By Hou Liqiang and Hu Meidong | China Daily | Updated: 2017-07-10 07:14

Local opposition Root and branch reform helps raise farmers' incomes

About 20 percent of the villagers opposed the redistribution of resources, and some even lodged complaints against Li with the county government because they thought the move would result in the erosion of collectively-owned assets.

One person who stood by Li was Yan Jinjing, deputy director of the Fujian Forestry Administration who was the local Party chief at the time. "As there was no experience of, or policy for, the reform of forest ownership we could have chosen to do nothing. But the reforms were related to people's interests, and it was our responsibility to protect those interests," said Yan, who found himself under great pressure because failure could result in even greater deforestation.

When villagers discussed how to distribute the assets, a number of wealthy outsiders contacted Li and promised to reward him if he sold some of the forest to them. Li refused.

"The villagers had lived off the mountains for generations. If they didn't even own a small area of the mountain, it would be hard for them to make a living," he said.

With the help of about 10 officials from the county government, a plan was eventually drafted that satisfied the villagers. At the end of 2001, the villagers received ownership certificates for the sections of forest they had been allocated.

In April 2002, the county government began to roll out the reform, known as the Collective Forestry Ownership System, across the county, despite the fact that the higher level of government had not authorized the move.

The reform won support from Xi when he visited Wuping in June that year. During his visit, the then-governor said: "The reform of the forestry system is on the right track. It should be put forward in a down-to-earth way, so the people will benefit."

He also said the reforms should follow the example of the Household Responsibility System, which was introduced in the 1980s and allocated land to individual farmers via contracts. They were allowed to either sell surplus produce at market rates or keep it for their own use.

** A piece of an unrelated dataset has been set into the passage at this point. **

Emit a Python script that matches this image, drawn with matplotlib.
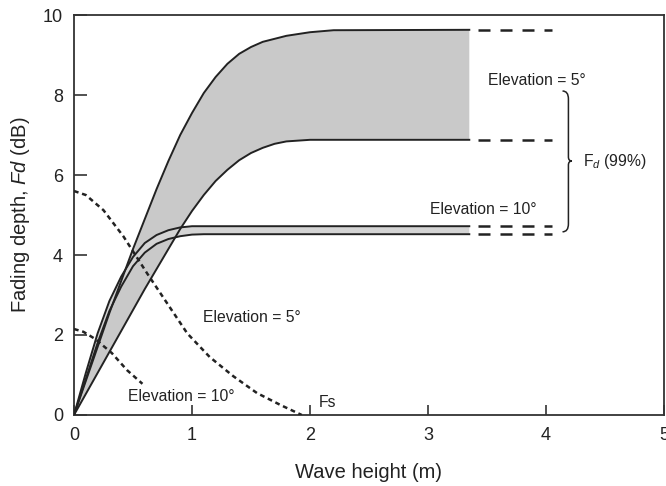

The reform also protected Wuping's ecosystem. According to Li, before the redistribution of resources, forest fires were common because the villagers had no vested interest in the woodland and few helped to put out fires. Once the reform had been implemented, however, they began to take better care of their assets.

"After the reforms, there were no more forest fires because the villagers became more cautious about where they lit fires to ensure their assets weren't damaged," he said.

According to the county government, almost 47,667 hectares of trees have been planted since 2002, equal to the total area planted between 1977 and 2002. Now, the county's forestry coverage rate is almost 80 percent, up from 76.8 percent in 2001.

Yan said Xi's support at the most challenging time in the reform process was "decisively significant" for its success.